This is just a pretty generalized idea, but I feel like the majority of cryptids stay concealed because they are basically endangered animals with relatively small populations. They are also probably skittish and elusive by nature, so they avoid places with large amounts of people because of all the noise and such.
Humans pose a threat to cryptids just like we pose a threat to all other known animals. We destroy and pollute their habitats, making it harder for them to survive and thrive.
I enjoy documentaries about cryptids that try to keep things objective and focus mostly on the facts. I feel this makes them the most credible. Although I am also a fan of mockumentaries, as they're very entertaining and allow one to think how a creature would exist with more ability to guess at these things than to just say "well we're not really sure."

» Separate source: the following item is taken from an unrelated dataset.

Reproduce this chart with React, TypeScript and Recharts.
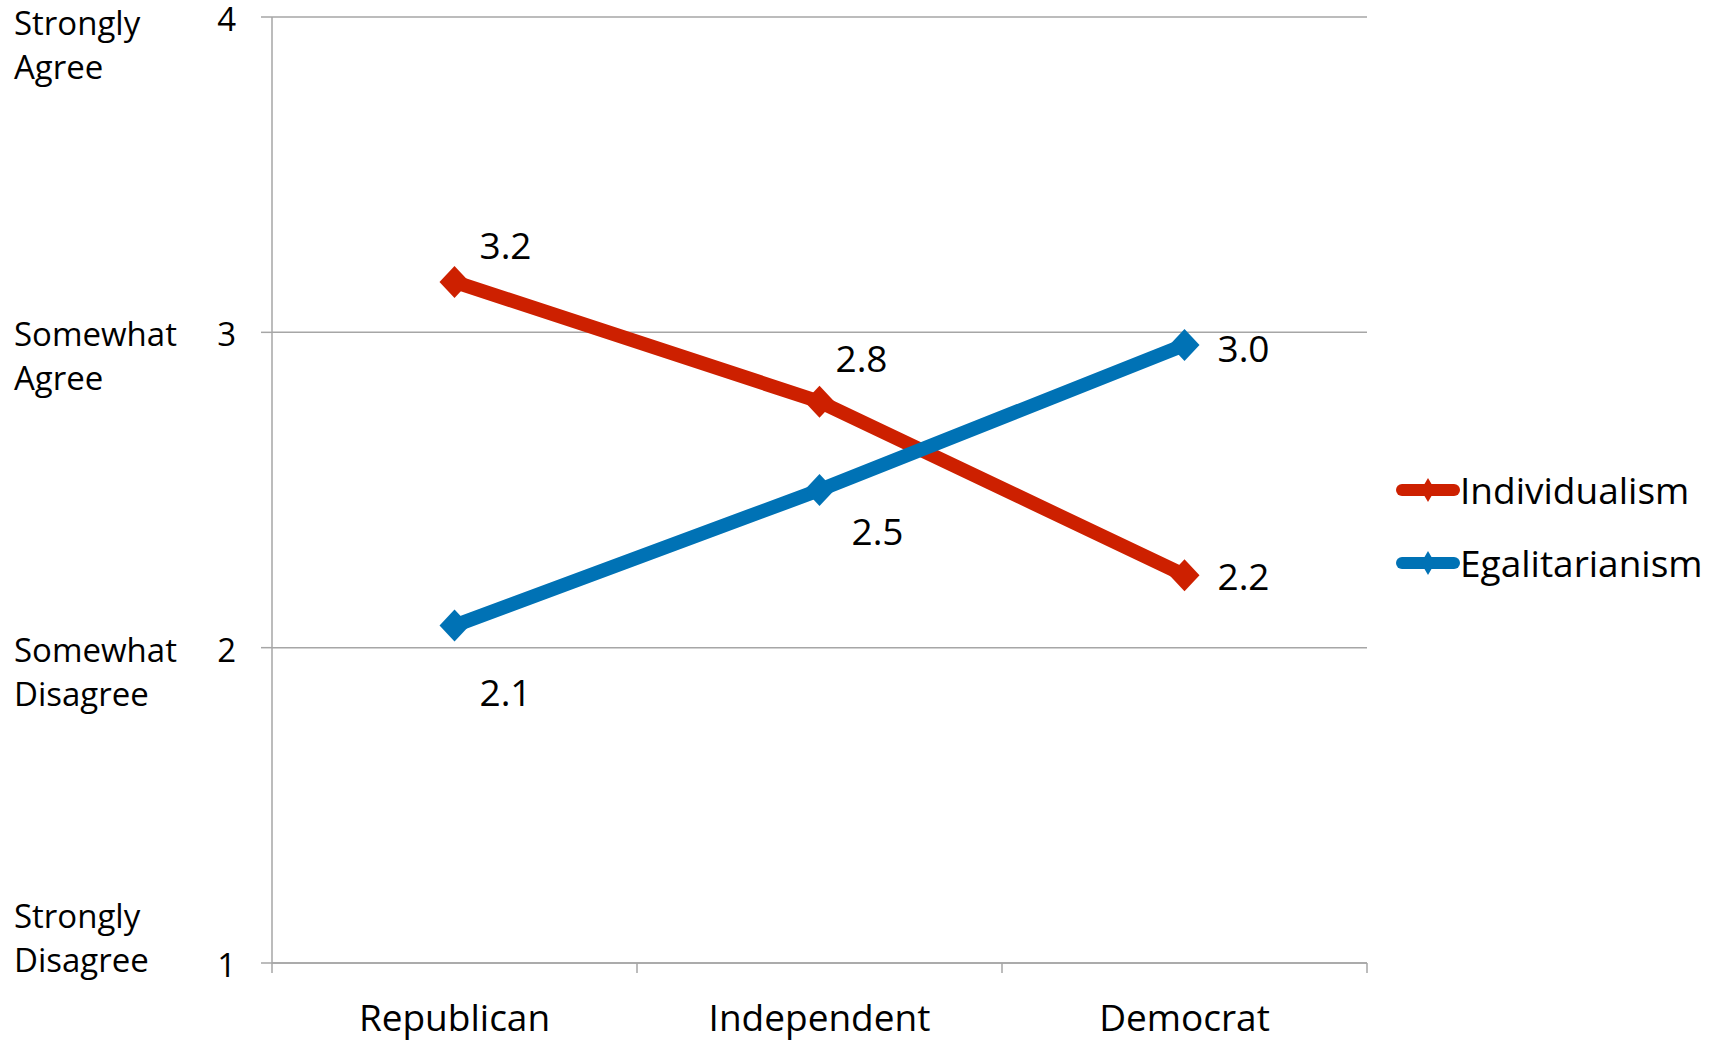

I carry my camera around a lot but that's about as far as it goes in terms of looking for cryptids.
I do plan to go searching eventually, I think it'll be a fun experience and I'll get some nice nature pictures in general but I don't expect to find much.
It's my opinion that cryptids are most of the time just undiscovered creatures that developed naturally but humans haven't extensively studied yet. Although I try to keep an open mind and don't think it would be too outlandish to suspect "otherworldly" intervention.
I would consider myself an environmentalist. I think we have the responsibility to stop habitat destruction for the sake of all the animals on Earth, possible cryptids included.
Cryptids as animals are almost definitely elusive and endangered, and we don't want to wipe out an entire species before even discovering it.
I think that the films & the media choose two versions of cryptids. There's the "scary" movie, like The Hollow (2015) that seem to be some kind of warning that cryptids are a naturally destructive force. Possibly that is a projection of our own feelings about our own monstrous destruction that you point out. There's this other side though--mostly in kid's films like the remake of Pete's Dragon, The Water Horse, Fern Gully, or E.T.--where kids have a privileged relationship with the creatures, protecting them from adult threats. It could be an exercise in building little environmentalists, as many children's books and films build implicit and explicit expectations for the world--acculturation.